When the MBP went into boot mode everything seemed OK, but I couldn't log onto my user account. I tried zapping the PRAM, and other diagnostic tricks on start-up but nothing worked. Eventually I booted up from the cloned USB disk which at least got me into the system and allowed me to get the new drive set-up. I figured with the new drive restored to the same state as the original everything would be OK - but I still couldn't log onto the system from the SSD. I could at least boot up from the new drive.
I decided to ditch the SSD for the time being and get the system fully functional on its own, which meant doing a software update as I was now booting into OS X 10.6.3. With the OS now running version 10.6.6 I nearly had a normal working system, but there were still a few software configuration issues which needed resolving.
This was the moment when I saw the light - the new disk had a slightly different name to the original!

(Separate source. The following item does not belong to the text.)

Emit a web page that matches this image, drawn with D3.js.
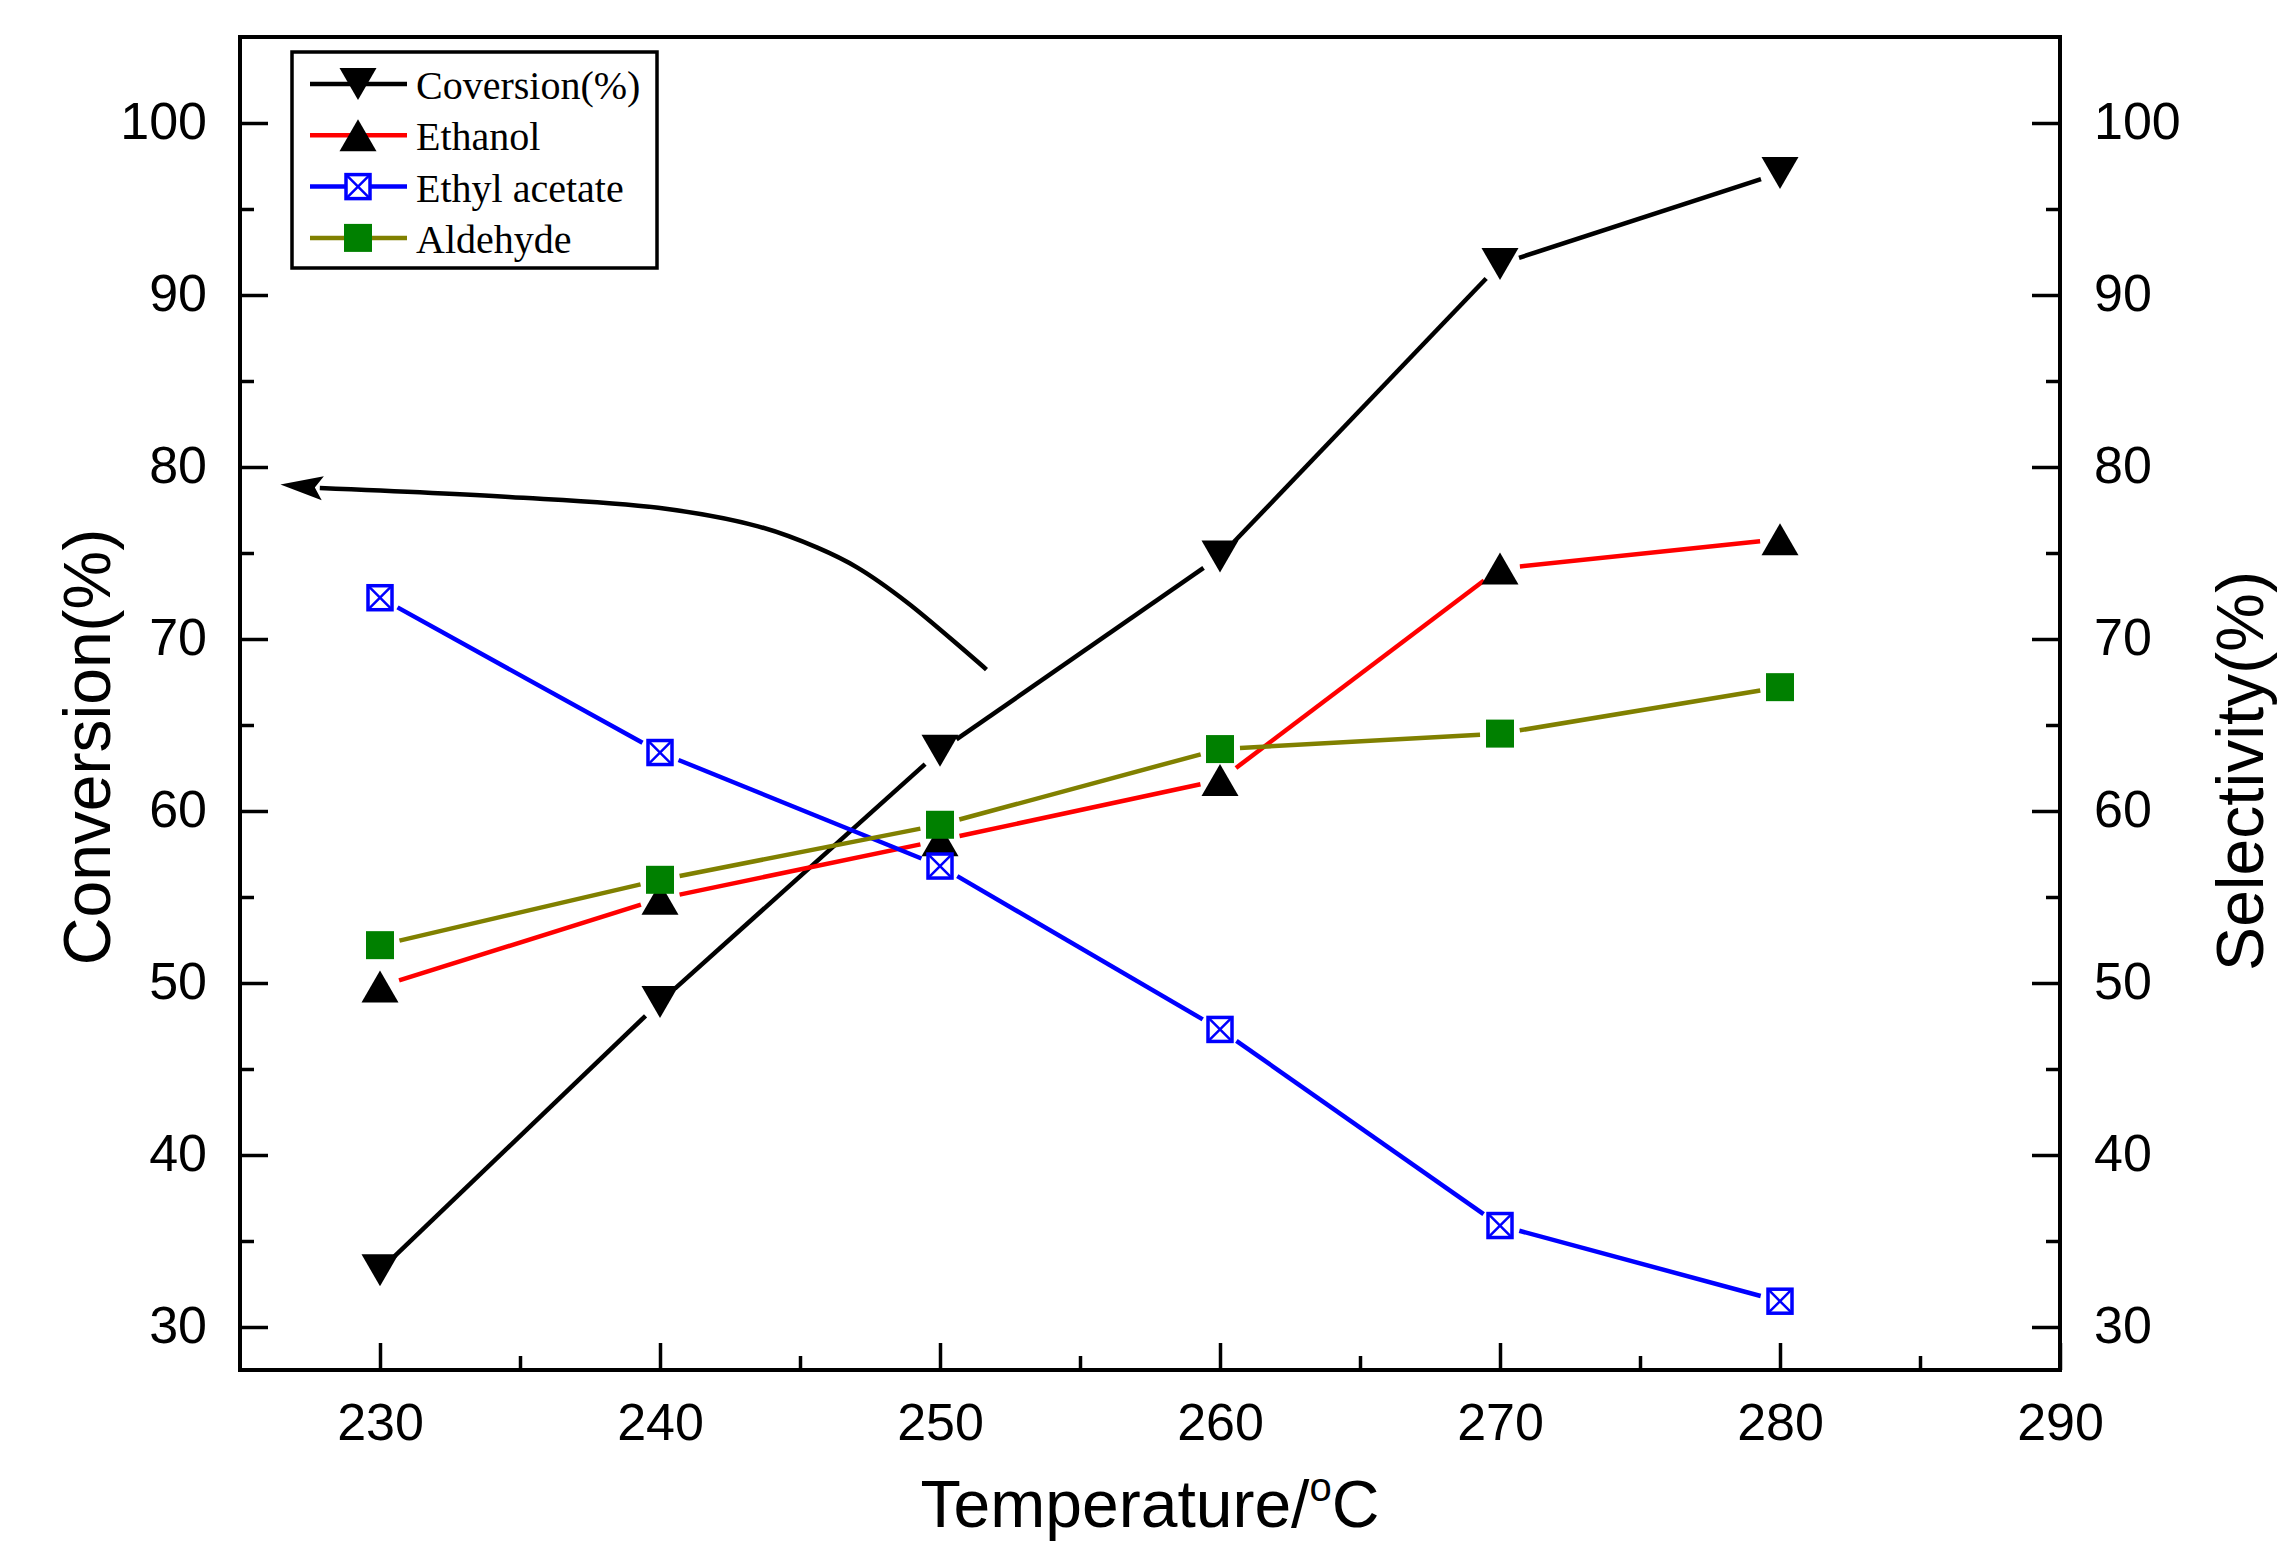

Once I had corrected this, most of those software configuration issues vanished. At nearly midnight I decided to call it a day and go back to it in the morning. I had now occurred to me that this may have been the reason that the SSD wasn't working properly, but I'd already reinstalled Snow Leopard on the SSD (at version 10.6.0).
First thing yesterday morning, I updated the SSD with OS X 10.6.6 and tried to boot from it. It worked perfectly.
If you have any technical ability at all and are considering this modification to an older MacBook Pro I seriously recommend that you do it. My specific configuration complicated the installation, but for a straight swap, things should be much simpler. I would, however, suggest that you invest in a disk caddy and format and set up the new drive before fitting it. It should take away some of the worry when you reboot after installation. You can pick one up for under a tenner, and you can always use it to store your old drive and use it as a media drive or backup device when you've successfully upgraded.